RECORDED INFORMATION =>
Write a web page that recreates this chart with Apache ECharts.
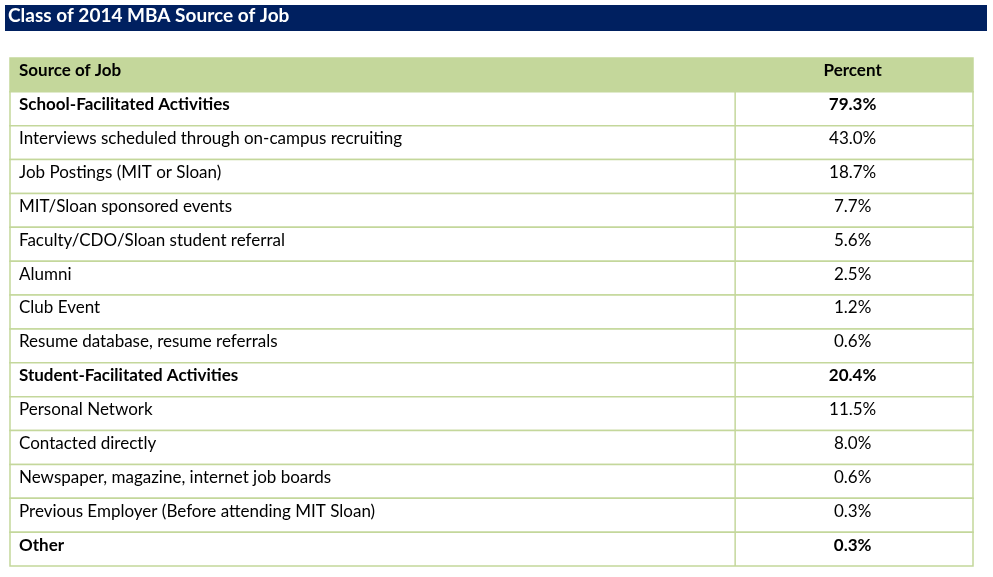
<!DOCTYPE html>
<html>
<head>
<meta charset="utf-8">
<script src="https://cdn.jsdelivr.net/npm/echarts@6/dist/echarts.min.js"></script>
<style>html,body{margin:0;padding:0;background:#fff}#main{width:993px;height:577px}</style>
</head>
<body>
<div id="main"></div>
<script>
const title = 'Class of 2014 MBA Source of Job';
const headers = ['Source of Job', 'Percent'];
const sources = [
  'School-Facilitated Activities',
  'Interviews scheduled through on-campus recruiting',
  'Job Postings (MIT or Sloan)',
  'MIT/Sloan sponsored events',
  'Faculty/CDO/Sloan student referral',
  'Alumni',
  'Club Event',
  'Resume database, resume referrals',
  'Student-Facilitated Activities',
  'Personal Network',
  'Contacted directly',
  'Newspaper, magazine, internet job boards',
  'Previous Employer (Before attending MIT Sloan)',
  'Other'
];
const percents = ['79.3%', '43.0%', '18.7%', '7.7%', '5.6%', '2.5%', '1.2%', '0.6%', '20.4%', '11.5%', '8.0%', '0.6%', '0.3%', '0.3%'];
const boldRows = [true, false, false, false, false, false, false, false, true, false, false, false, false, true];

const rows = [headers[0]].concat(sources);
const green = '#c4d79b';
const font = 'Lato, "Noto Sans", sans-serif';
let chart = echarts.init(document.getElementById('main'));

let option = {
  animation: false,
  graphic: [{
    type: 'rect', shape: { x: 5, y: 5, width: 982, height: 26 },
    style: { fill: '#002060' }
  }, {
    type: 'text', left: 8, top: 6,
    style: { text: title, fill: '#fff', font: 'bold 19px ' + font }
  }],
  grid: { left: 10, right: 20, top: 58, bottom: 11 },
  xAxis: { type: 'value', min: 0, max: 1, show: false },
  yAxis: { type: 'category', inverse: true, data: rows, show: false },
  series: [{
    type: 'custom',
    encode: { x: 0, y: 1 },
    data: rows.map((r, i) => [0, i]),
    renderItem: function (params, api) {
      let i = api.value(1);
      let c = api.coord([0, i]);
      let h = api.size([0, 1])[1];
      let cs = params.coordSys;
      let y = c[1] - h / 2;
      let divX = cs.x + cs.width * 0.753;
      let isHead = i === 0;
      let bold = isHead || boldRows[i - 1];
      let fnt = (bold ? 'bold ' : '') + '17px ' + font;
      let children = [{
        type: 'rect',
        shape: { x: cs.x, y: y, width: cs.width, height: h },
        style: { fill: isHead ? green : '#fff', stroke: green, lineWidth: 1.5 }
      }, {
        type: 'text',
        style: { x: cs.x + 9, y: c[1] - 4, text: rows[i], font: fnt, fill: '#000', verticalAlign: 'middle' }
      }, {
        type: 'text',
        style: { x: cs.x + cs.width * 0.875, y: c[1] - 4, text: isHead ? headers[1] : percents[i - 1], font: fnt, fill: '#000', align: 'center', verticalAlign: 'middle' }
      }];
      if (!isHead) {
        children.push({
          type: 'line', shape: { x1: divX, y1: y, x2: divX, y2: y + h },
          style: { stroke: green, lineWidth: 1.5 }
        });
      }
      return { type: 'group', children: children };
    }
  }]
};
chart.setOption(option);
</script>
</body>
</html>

TASK INSTRUCTIONS =>
Copy every line above word for word and exclude the pictures.

EXPECTED ANSWER =>
Write a web page that recreates this chart with Apache ECharts.
<!DOCTYPE html>
<html>
<head>
<meta charset="utf-8">
<script src="https://cdn.jsdelivr.net/npm/echarts@6/dist/echarts.min.js"></script>
<style>html,body{margin:0;padding:0;background:#fff}#main{width:993px;height:577px}</style>
</head>
<body>
<div id="main"></div>
<script>
const title = 'Class of 2014 MBA Source of Job';
const headers = ['Source of Job', 'Percent'];
const sources = [
  'School-Facilitated Activities',
  'Interviews scheduled through on-campus recruiting',
  'Job Postings (MIT or Sloan)',
  'MIT/Sloan sponsored events',
  'Faculty/CDO/Sloan student referral',
  'Alumni',
  'Club Event',
  'Resume database, resume referrals',
  'Student-Facilitated Activities',
  'Personal Network',
  'Contacted directly',
  'Newspaper, magazine, internet job boards',
  'Previous Employer (Before attending MIT Sloan)',
  'Other'
];
const percents = ['79.3%', '43.0%', '18.7%', '7.7%', '5.6%', '2.5%', '1.2%', '0.6%', '20.4%', '11.5%', '8.0%', '0.6%', '0.3%', '0.3%'];
const boldRows = [true, false, false, false, false, false, false, false, true, false, false, false, false, true];

const rows = [headers[0]].concat(sources);
const green = '#c4d79b';
const font = 'Lato, "Noto Sans", sans-serif';
let chart = echarts.init(document.getElementById('main'));

let option = {
  animation: false,
  graphic: [{
    type: 'rect', shape: { x: 5, y: 5, width: 982, height: 26 },
    style: { fill: '#002060' }
  }, {
    type: 'text', left: 8, top: 6,
    style: { text: title, fill: '#fff', font: 'bold 19px ' + font }
  }],
  grid: { left: 10, right: 20, top: 58, bottom: 11 },
  xAxis: { type: 'value', min: 0, max: 1, show: false },
  yAxis: { type: 'category', inverse: true, data: rows, show: false },
  series: [{
    type: 'custom',
    encode: { x: 0, y: 1 },
    data: rows.map((r, i) => [0, i]),
    renderItem: function (params, api) {
      let i = api.value(1);
      let c = api.coord([0, i]);
      let h = api.size([0, 1])[1];
      let cs = params.coordSys;
      let y = c[1] - h / 2;
      let divX = cs.x + cs.width * 0.753;
      let isHead = i === 0;
      let bold = isHead || boldRows[i - 1];
      let fnt = (bold ? 'bold ' : '') + '17px ' + font;
      let children = [{
        type: 'rect',
        shape: { x: cs.x, y: y, width: cs.width, height: h },
        style: { fill: isHead ? green : '#fff', stroke: green, lineWidth: 1.5 }
      }, {
        type: 'text',
        style: { x: cs.x + 9, y: c[1] - 4, text: rows[i], font: fnt, fill: '#000', verticalAlign: 'middle' }
      }, {
        type: 'text',
        style: { x: cs.x + cs.width * 0.875, y: c[1] - 4, text: isHead ? headers[1] : percents[i - 1], font: fnt, fill: '#000', align: 'center', verticalAlign: 'middle' }
      }];
      if (!isHead) {
        children.push({
          type: 'line', shape: { x1: divX, y1: y, x2: divX, y2: y + h },
          style: { stroke: green, lineWidth: 1.5 }
        });
      }
      return { type: 'group', children: children };
    }
  }]
};
chart.setOption(option);
</script>
</body>
</html>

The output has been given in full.